__Task to carry out__:
Please print exactly the lines below, from the start of the material up to and including the line with "align=left, anchor=west] (rot-txt)", but none of the pictures.

__Source code of charts__:
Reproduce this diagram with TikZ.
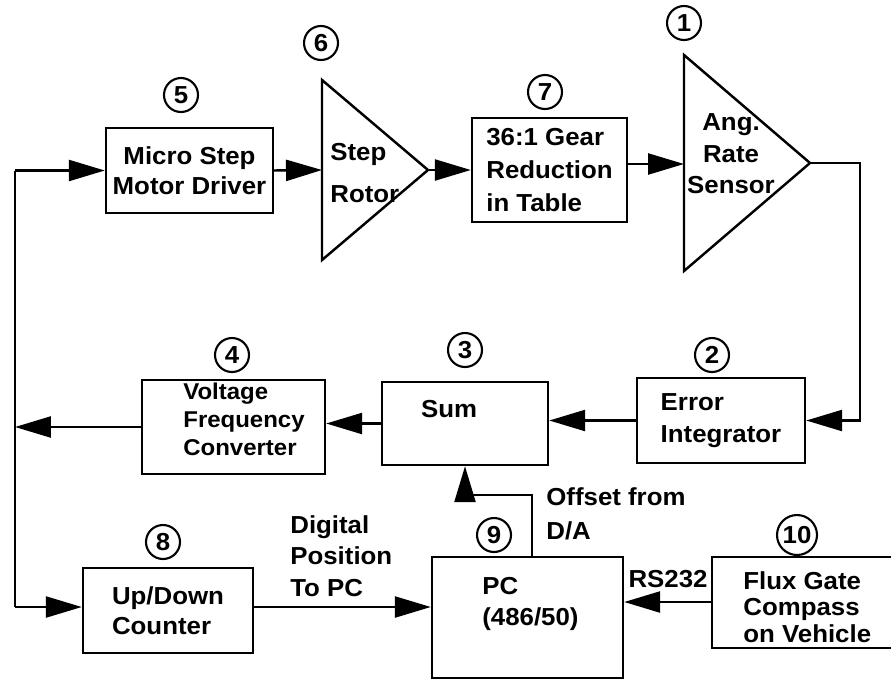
\documentclass[tikz,border=0pt]{standalone}
\usepackage{fontspec}
\setmainfont{Liberation Sans}[FakeStretch=1.05]
\usetikzlibrary{arrows.meta, calc}

\begin{document}
\begin{tikzpicture}[x=0.02cm, y=-0.02cm,
  blk/.style={draw, line width=1.4pt, inner sep=0pt, font=\fontsize{14}{17}\selectfont\bfseries},
  num/.style={draw, circle, line width=1.2pt, minimum size=0.68cm, inner sep=0pt, font=\fontsize{14}{17}\selectfont\bfseries},
  lbl/.style={inner sep=0pt, font=\fontsize{14}{17}\selectfont\bfseries},
  wire/.style={line width=1.4pt},
  arr/.style={wire, -{Triangle[length=0.72cm, width=0.42cm]}}]

  \useasboundingbox (0,0) rectangle (891,683);

  %% Top row: driver, rotor, gear, sensor
  \node[blk, minimum width=3.34cm, minimum height=1.70cm, align=center] (drv) at (189.5,170.5)
    {Micro Step\\Motor Driver};
  \draw[wire] (322,80) -- (428,170) coordinate (rot-out) -- (322,260) -- cycle;
  \coordinate (rot-in) at (322,170);
  \node[lbl, align=left, anchor=west] (rot-txt) at (330,173) {Step\\[7pt]Rotor};

  \node[blk, minimum width=3.10cm, minimum height=2.08cm, align=left] (gear) at (549.5,170)
    {36:1 Gear\\[2pt]Reduction\\[2pt]in Table};
  \draw[wire] (684,55) -- (810,163) coordinate (ars-out) -- (684,271) -- cycle;
  \coordinate (ars-in) at (684,164);
  \node[lbl, align=center] (ars-txt) at (731,154) {Ang.\\[1pt]Rate\\[1pt]Sensor};

  %% Middle row: integrator, sum, V/F converter
  \node[blk, minimum width=3.36cm, minimum height=1.70cm, align=left] (err) at (721,420.5)
    {Error\\[1pt]Integrator};
  \node[blk, minimum width=3.32cm, minimum height=1.66cm] (sum) at (465,423.5) {};
  \node[lbl] (sum-txt) at (449,409) {Sum};
  \node[blk, minimum width=3.66cm, minimum height=1.88cm] (vfc) at (233.5,427) {};
  \node[lbl, font=\fontsize{13}{16}\selectfont\bfseries, align=left, anchor=west] (vfc-txt) at (183,419)
    {Voltage\\Frequency\\Converter};

  %% Bottom row: counter, PC, compass
  \node[blk, minimum width=3.40cm, minimum height=1.70cm, align=left] (cnt) at (168,610.5)
    {Up/Down\\Counter};
  \node[blk, minimum width=3.82cm, minimum height=2.42cm] (pc) at (527.5,617.5) {};
  \node[lbl, align=left, anchor=west] (pc-txt) at (482,604) {PC\\[1pt](486/50)};
  \node[blk, minimum width=4.60cm, minimum height=1.82cm] (flux) at (827,602.5) {};
  \node[lbl, align=left, anchor=west] (flux-txt) at (743,607) {Flux Gate\\[-2pt]Compass\\[-2pt]on Vehicle};

  %% Step numbers
  \node[num] (n1) at (684,23) {1};
  \node[num] (n2) at (712,355) {2};
  \node[num] (n3) at (465,350) {3};
  \node[num] (n4) at (232,355) {4};
  \node[num] (n5) at (181,95) {5};
  \node[num] (n6) at (321,43) {6};
  \node[num] (n7) at (545,92) {7};
  \node[num] (n8) at (163,542) {8};
  \node[num] (n9) at (494,535) {9};
  \node[num, minimum size=0.8cm] (n10) at (797,535) {10};

  %% Signal labels
  \node[lbl, align=left, anchor=west] (dig) at (290,556) {Digital\\[1pt]Position\\[1pt]To PC};
  \node[lbl, align=left, anchor=west] (offs) at (546,514) {Offset from\\[2pt]D/A};
  \node[lbl] (rs) at (668,579) {RS232};

  %% Forward path
  \draw[arr] (drv.east) -- (rot-in);
  \draw[arr] (rot-out) -- (gear.west |- rot-out);
  \draw[arr] (gear.east |- ars-in) -- (ars-in);
  \draw[arr] (ars-out) -- ++(50,0) coordinate (ret) |- (err.east);
  \draw[arr] (err.west) -- (err.west -| sum.east);
  \draw[arr] (sum.west) -- (sum.west -| vfc.east);

  %% Pulse bus on the left
  \coordinate (bus-top) at (15,170.5);
  \coordinate (bus-bot) at (15,607);
  \draw[arr] (vfc.west) -- (vfc.west -| bus-top);
  \draw[wire] (bus-top) -- (bus-bot);
  \draw[arr] (bus-top) -- (drv.west);
  \draw[arr] (bus-bot) -- (bus-bot -| cnt.west);

  %% PC links
  \draw[arr] (bus-bot -| cnt.east) -- (bus-bot -| pc.west);
  \draw[arr] (flux.west |- 0,602) -- (pc.east |- 0,602);
  \coordinate (da) at (532,557);
  \draw[arr] (da) -- (532,495) -| (sum.south);

\end{tikzpicture}
\end{document}
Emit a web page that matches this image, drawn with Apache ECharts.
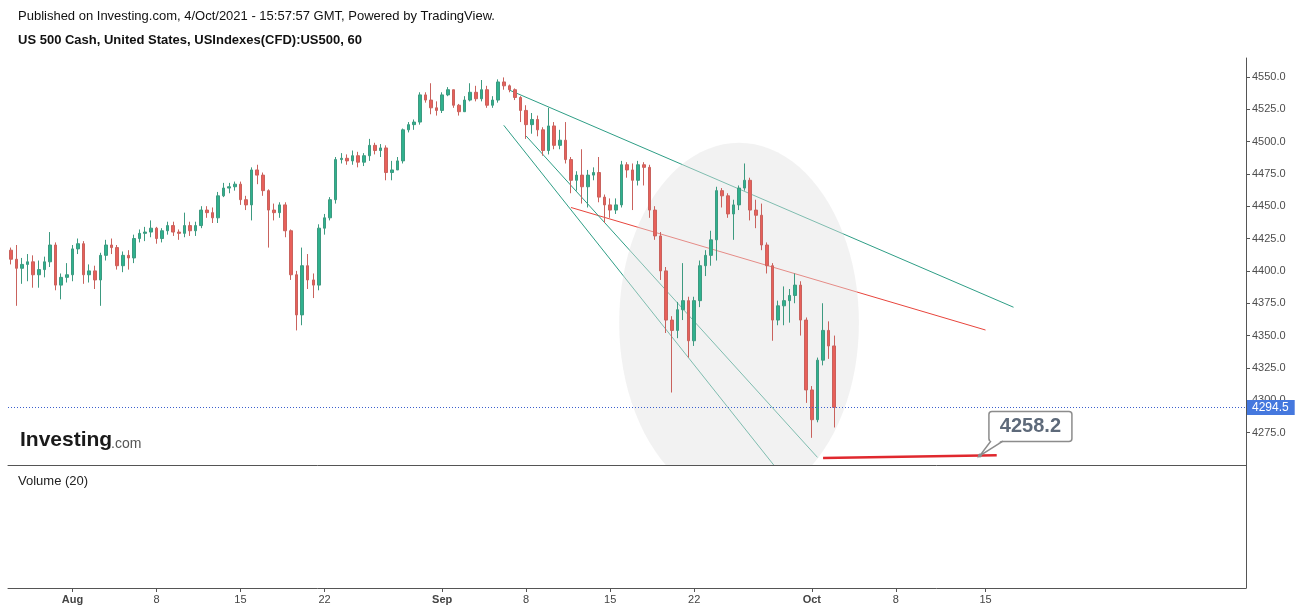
<!DOCTYPE html>
<html>
<head>
<meta charset="utf-8">
<title>US 500 Cash, 60</title>
<script src="https://cdn.jsdelivr.net/npm/echarts@6/dist/echarts.min.js"></script>
<style>
html, body { margin: 0; padding: 0; background: #fff; }
#main { width: 1299px; height: 612px; }
</style>
</head>
<body>
<div id="main"></div>
<script>
// trading sessions on the time axis, each one cut into 8h slots
var tradingDays = ['07-27','07-28','07-29','07-30',
	'08-02','08-03','08-04','08-05','08-06','08-09','08-10','08-11','08-12','08-13',
	'08-16','08-17','08-18','08-19','08-20','08-23','08-24','08-25','08-26','08-27',
	'08-30','08-31','09-01','09-02','09-03','09-06','09-07','09-08','09-09','09-10',
	'09-13','09-14','09-15','09-16','09-17','09-20','09-21','09-22','09-23','09-24',
	'09-27','09-28','09-29','09-30','10-01','10-04','10-05','10-06','10-07','10-08',
	'10-11','10-12','10-13','10-14','10-15','10-18','10-19','10-20','10-21','10-22',
	'10-25','10-26','10-27','10-28','10-29','11-01','11-02','11-03','11-04','11-05','11-08'];
var shortDays = ['07-27', '09-06'];
var slotCount = 221;

// date ticks on the time axis (slot index -> text)
var tickSlots = [11, 26, 41, 56, 77, 92, 107, 122, 143, 158, 174];
var tickTexts = ['Aug', '8', '15', '22', 'Sep', '8', '15', '22', 'Oct', '8', '15'];
var monthTicks = ['Aug', 'Sep', 'Oct'];

// US500 candles, 8h slots
var open = [4416,4409,4402,4405,4407,4397,4401,4407,4420,4389,
	4395,4397,4417,4421,4397,4400,4393,4412,4420,4418,
	4404,4412,4410,4425,4429,4430,4433,4425,4431,4435,
	4430,4429,4435,4431,4435,4447,4445,4441,4458,4464,
	4465,4467,4455,4451,4478,4474,4462,4447,4445,4451,
	4431,4397,4366,4404,4393,4389,4433,4441,4455,4486,
	4487,4485,4489,4484,4489,4497,4493,4495,4476,4478,
	4485,4509,4513,4515,4536,4532,4526,4524,4536,4540,
	4528,4523,4532,4538,4533,4540,4528,4532,4546,4543,
	4540,4534,4524,4513,4517,4509,4493,4512,4497,4501,
	4486,4470,4474,4465,4474,4476,4457,4451,4447,4451,
	4482,4478,4470,4482,4480,4447,4427,4400,4362,4354,
	4370,4377,4346,4377,4404,4412,4424,4462,4458,4444,
	4451,4464,4470,4447,4443,4420,4404,4362,4373,4377,
	4381,4389,4362,4308,4285,4331,4354,4342];
var close = [4409,4402,4405,4407,4397,4401,4407,4420,4389,4395,
	4397,4417,4421,4397,4400,4393,4412,4420,4418,4404,
	4412,4410,4425,4429,4430,4433,4425,4431,4435,4430,
	4429,4435,4431,4435,4447,4445,4441,4458,4464,4465,
	4467,4455,4451,4478,4474,4462,4447,4445,4451,4431,
	4397,4366,4404,4393,4389,4433,4441,4455,4486,4487,
	4485,4489,4484,4489,4497,4493,4495,4476,4478,4485,
	4509,4513,4515,4536,4532,4526,4524,4536,4540,4528,
	4523,4532,4538,4533,4540,4528,4532,4546,4543,4540,
	4534,4524,4513,4517,4509,4493,4512,4497,4501,4486,
	4470,4474,4465,4474,4476,4457,4451,4447,4451,4482,
	4478,4470,4482,4480,4447,4427,4400,4362,4354,4370,
	4377,4346,4377,4404,4412,4424,4462,4458,4444,4451,
	4464,4470,4447,4443,4420,4404,4362,4373,4377,4381,
	4389,4362,4308,4285,4331,4354,4342,4294.5];
var low = [4405,4373,4390,4392,4387,4387,4395,4403,4385,4378,
	4391,4392,4413,4390,4391,4386,4373,4408,4413,4401,
	4399,4401,4406,4422,4423,4426,4421,4422,4428,4427,
	4424,4426,4427,4427,4433,4441,4437,4437,4457,4460,
	4462,4451,4447,4439,4467,4458,4418,4439,4441,4426,
	4393,4354,4358,4386,4379,4385,4428,4439,4452,4483,
	4482,4482,4480,4481,4485,4490,4488,4470,4470,4478,
	4483,4507,4509,4513,4530,4521,4520,4522,4535,4526,
	4520,4523,4531,4531,4531,4526,4526,4530,4540,4538,
	4532,4515,4502,4506,4504,4489,4490,4494,4494,4483,
	4460,4462,4452,4449,4470,4453,4437,4441,4444,4449,
	4472,4447,4466,4466,4441,4424,4393,4352,4306,4348,
	4362,4333,4342,4372,4396,4404,4408,4449,4441,4424,
	4447,4462,4439,4433,4416,4398,4346,4358,4358,4360,
	4375,4350,4298,4271,4283,4327,4332,4279];
var high = [4418,4420,4410,4413,4412,4408,4411,4430,4422,4398,
	4406,4420,4425,4423,4405,4404,4414,4424,4425,4420,
	4415,4416,4428,4432,4434,4439,4434,4433,4438,4438,
	4432,4445,4438,4438,4450,4450,4449,4461,4468,4468,
	4469,4469,4458,4480,4482,4476,4463,4452,4453,4453,
	4432,4400,4418,4413,4398,4436,4444,4457,4488,4491,
	4490,4493,4492,4491,4502,4499,4498,4497,4485,4488,
	4510,4515,4517,4538,4538,4545,4531,4538,4542,4540,
	4529,4535,4545,4543,4547.5,4543,4535,4548,4549.5,4544,
	4541,4535,4528,4522,4520,4511,4526,4515,4509,4515,
	4488,4477,4494,4478,4480,4488,4459,4456,4456,4485,
	4484,4483,4485,4484,4482,4450,4430,4403,4365,4376,
	4406,4380,4380,4408,4416,4431,4465,4464,4460,4455,
	4466,4483,4472,4455,4452,4422,4406,4377,4388,4386,
	4398,4392,4364,4311,4333,4375,4361,4350];
var lastPrice = 4294.5;

// drawings: [slot, price] end points
var trendLines = [
	[[89, 4539.7], [179, 4371.9]],
	[[100, 4449.0], [174, 4354.3]],
	[[88, 4512.5], [137, 4245.6]],
	[[92, 4504.2], [144, 4255.9]]
];
var supportLine = [[145, 4255.5], [176, 4257.6]];
var calloutPoint = [173, 4257.3];
var calloutText = '4258.2';
var zoneCenter = [130, 4360];
var zoneRadius = [21.4, 139]; // slots, points

var FONT = '"Liberation Sans", Arial, sans-serif';
var upColor = '#2fb18e';
var downColor = '#e8605a';
var lineColors = ['#2e9e86', '#e8453c', '#2e9e86', '#2e9e86'];

var categories = [];
for (var d = 0; d < tradingDays.length && categories.length < slotCount; d++) {
	var parts = shortDays.indexOf(tradingDays[d]) >= 0 ? ['08h', '16h'] : ['00h', '08h', '16h'];
	for (var k = 0; k < parts.length && categories.length < slotCount; k++) {
		categories.push(tradingDays[d] + ' ' + parts[k]);
	}
}

var candleData = open.map(function (o, i) {
	return [o, close[i], low[i], high[i]];
});

function isTick(index) {
	return tickSlots.indexOf(index) >= 0;
}

function renderSegment(width, colors) {
	return function (params, api) {
		var p1 = api.coord([api.value(0), api.value(1)]);
		var p2 = api.coord([api.value(2), api.value(3)]);
		return {
			type: 'line',
			shape: { x1: p1[0], y1: p1[1], x2: p2[0], y2: p2[1] },
			style: { stroke: colors[params.dataIndex % colors.length], lineWidth: width }
		};
	};
}

var myChart = echarts.init(document.getElementById('main'));
var option = {
	animation: false,
	backgroundColor: '#fff',
	textStyle: { fontFamily: FONT },
	graphic: [
		{ type: 'text', left: 18, top: 10, style: { text: 'Published on Investing.com, 4/Oct/2021 - 15:57:57 GMT, Powered by TradingView.', font: '13px ' + FONT, fill: '#111' } },
		{ type: 'text', left: 18, top: 34, style: { text: 'US 500 Cash, United States, USIndexes(CFD):US500, 60', font: 'bold 13px ' + FONT, fill: '#111' } },
		{ type: 'text', left: 20, top: 430, style: { text: 'Investing', font: 'bold 21px ' + FONT, fill: '#1a1a1a' } },
		{ type: 'text', left: 111, top: 437, style: { text: '.com', font: '14px ' + FONT, fill: '#555' } },
		{ type: 'text', left: 18, top: 475, style: { text: 'Volume (20)', font: '13px ' + FONT, fill: '#222' } }
	],
	grid: [
		{ left: 8, right: 53, top: 58, height: 407 },
		{ left: 8, right: 53, top: 465, height: 123 }
	],
	xAxis: [{
		type: 'category',
		gridIndex: 0,
		data: categories,
		boundaryGap: true,
		axisLine: { show: true, lineStyle: { color: '#555', width: 1 } },
		axisTick: { show: false },
		axisLabel: { show: false },
		splitLine: { show: false }
	}, {
		type: 'category',
		gridIndex: 1,
		data: categories,
		boundaryGap: true,
		axisLine: { show: true, lineStyle: { color: '#555', width: 1 } },
		axisTick: { show: true, alignWithLabel: true, interval: isTick, length: 4, lineStyle: { color: '#555' } },
		axisLabel: {
			interval: isTick,
			margin: 6,
			fontSize: 11,
			color: '#444',
			fontFamily: FONT,
			formatter: function (value, index) {
				var t = tickTexts[tickSlots.indexOf(index)];
				if (t === undefined) return '';
				return monthTicks.indexOf(t) >= 0 ? '{m|' + t + '}' : t;
			},
			rich: { m: { fontWeight: 'bold', fontSize: 11, color: '#444', fontFamily: FONT } }
		},
		splitLine: { show: false }
	}],
	yAxis: [{
		type: 'value',
		gridIndex: 0,
		position: 'right',
		min: 4250,
		max: 4564.5,
		interval: 25,
		splitLine: { show: false },
		axisLine: { show: true, lineStyle: { color: '#555', width: 1 } },
		axisTick: { show: true, length: 4, lineStyle: { color: '#555' } },
		axisLabel: {
			margin: 6,
			fontSize: 11,
			color: '#4d4d4d',
			fontFamily: FONT,
			showMinLabel: false,
			showMaxLabel: false,
			formatter: function (v) { return v.toFixed(1); }
		}
	}, {
		type: 'value',
		gridIndex: 1,
		position: 'right',
		min: 0,
		max: 1,
		splitLine: { show: false },
		axisLine: { show: true, lineStyle: { color: '#555', width: 1 } },
		axisTick: { show: false },
		axisLabel: { show: false }
	}],
	series: [{
		// trend channel lines (under the zone)
		type: 'custom',
		xAxisIndex: 0,
		yAxisIndex: 0,
		z: 1,
		clip: true,
		silent: true,
		data: trendLines.map(function (l) { return [l[0][0], l[0][1], l[1][0], l[1][1]]; }),
		encode: { x: [0, 2], y: [1, 3] },
		renderItem: renderSegment(1, lineColors)
	}, {
		// grey ellipse zone
		type: 'custom',
		xAxisIndex: 0,
		yAxisIndex: 0,
		z: 2,
		clip: true,
		silent: true,
		data: [zoneCenter],
		renderItem: function (params, api) {
			var c = api.coord([api.value(0), api.value(1)]);
			var rx = zoneRadius[0] * api.size([1, 0])[0];
			var ry = api.size([0, zoneRadius[1]])[1];
			var pts = [];
			for (var a = 0; a < 96; a++) {
				var t = a / 96 * Math.PI * 2;
				pts.push([c[0] + rx * Math.cos(t), c[1] + ry * Math.sin(t)]);
			}
			return { type: 'polygon', shape: { points: pts }, style: { fill: 'rgba(226,226,226,0.45)', stroke: null } };
		}
	}, {
		type: 'candlestick',
		name: 'US500',
		xAxisIndex: 0,
		yAxisIndex: 0,
		z: 3,
		barWidth: '55%',
		data: candleData,
		itemStyle: {
			color: upColor,
			color0: downColor,
			borderColor: '#3d9a80',
			borderColor0: '#c9625d',
			borderWidth: 1
		},
		markLine: {
			silent: true,
			symbol: ['none', 'none'],
			data: [{ yAxis: lastPrice }],
			lineStyle: { color: '#3a5fcd', type: [1, 2], width: 1 },
			label: {
				position: 'end',
				distance: 1,
				formatter: lastPrice.toFixed(1),
				backgroundColor: '#4578de',
				color: '#fff',
				fontSize: 12,
				fontFamily: FONT,
				padding: [2, 6, 1, 5]
			}
		}
	}, {
		// bold support line
		type: 'custom',
		xAxisIndex: 0,
		yAxisIndex: 0,
		z: 4,
		clip: true,
		silent: true,
		data: [[supportLine[0][0], supportLine[0][1], supportLine[1][0], supportLine[1][1]]],
		encode: { x: [0, 2], y: [1, 3] },
		renderItem: renderSegment(2.5, ['#e0282e'])
	}, {
		// price callout
		type: 'custom',
		xAxisIndex: 0,
		yAxisIndex: 0,
		z: 5,
		clip: false,
		silent: true,
		data: [calloutPoint],
		renderItem: function (params, api) {
			var p = api.coord([api.value(0), api.value(1)]);
			var x = p[0], y = p[1];
			return {
				type: 'group',
				children: [
					{ type: 'rect', shape: { x: x + 9, y: y - 44, width: 83, height: 30, r: 3 }, style: { fill: '#fff', stroke: '#8c8c8c', lineWidth: 1.5 } },
					{ type: 'polygon', shape: { points: [[x, y], [x + 11, y - 16], [x + 23, y - 16]] }, style: { fill: '#fff', stroke: null } },
					{ type: 'polyline', shape: { points: [[x + 11, y - 14.5], [x, y], [x + 23, y - 14.5]] }, style: { fill: null, stroke: '#8c8c8c', lineWidth: 1.5 } },
					{ type: 'circle', shape: { cx: x, cy: y, r: 2 }, style: { fill: '#8c8c8c' } },
					{ type: 'text', style: { text: calloutText, x: x + 50.5, y: y - 29, align: 'center', verticalAlign: 'middle', font: 'bold 20px ' + FONT, fill: '#5e6a7a' } }
				]
			};
		}
	}]
};
myChart.setOption(option);
</script>
</body>
</html>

__Answer in full__:
Reproduce this diagram with TikZ.
\documentclass[tikz,border=0pt]{standalone}
\usepackage{fontspec}
\setmainfont{Liberation Sans}[FakeStretch=1.05]
\usetikzlibrary{arrows.meta, calc}

\begin{document}
\begin{tikzpicture}[x=0.02cm, y=-0.02cm,
  blk/.style={draw, line width=1.4pt, inner sep=0pt, font=\fontsize{14}{17}\selectfont\bfseries},
  num/.style={draw, circle, line width=1.2pt, minimum size=0.68cm, inner sep=0pt, font=\fontsize{14}{17}\selectfont\bfseries},
  lbl/.style={inner sep=0pt, font=\fontsize{14}{17}\selectfont\bfseries},
  wire/.style={line width=1.4pt},
  arr/.style={wire, -{Triangle[length=0.72cm, width=0.42cm]}}]

  \useasboundingbox (0,0) rectangle (891,683);

  %% Top row: driver, rotor, gear, sensor
  \node[blk, minimum width=3.34cm, minimum height=1.70cm, align=center] (drv) at (189.5,170.5)
    {Micro Step\\Motor Driver};
  \draw[wire] (322,80) -- (428,170) coordinate (rot-out) -- (322,260) -- cycle;
  \coordinate (rot-in) at (322,170);
  \node[lbl, align=left, anchor=west] (rot-txt) at (330,173) {Step\\[7pt]Rotor};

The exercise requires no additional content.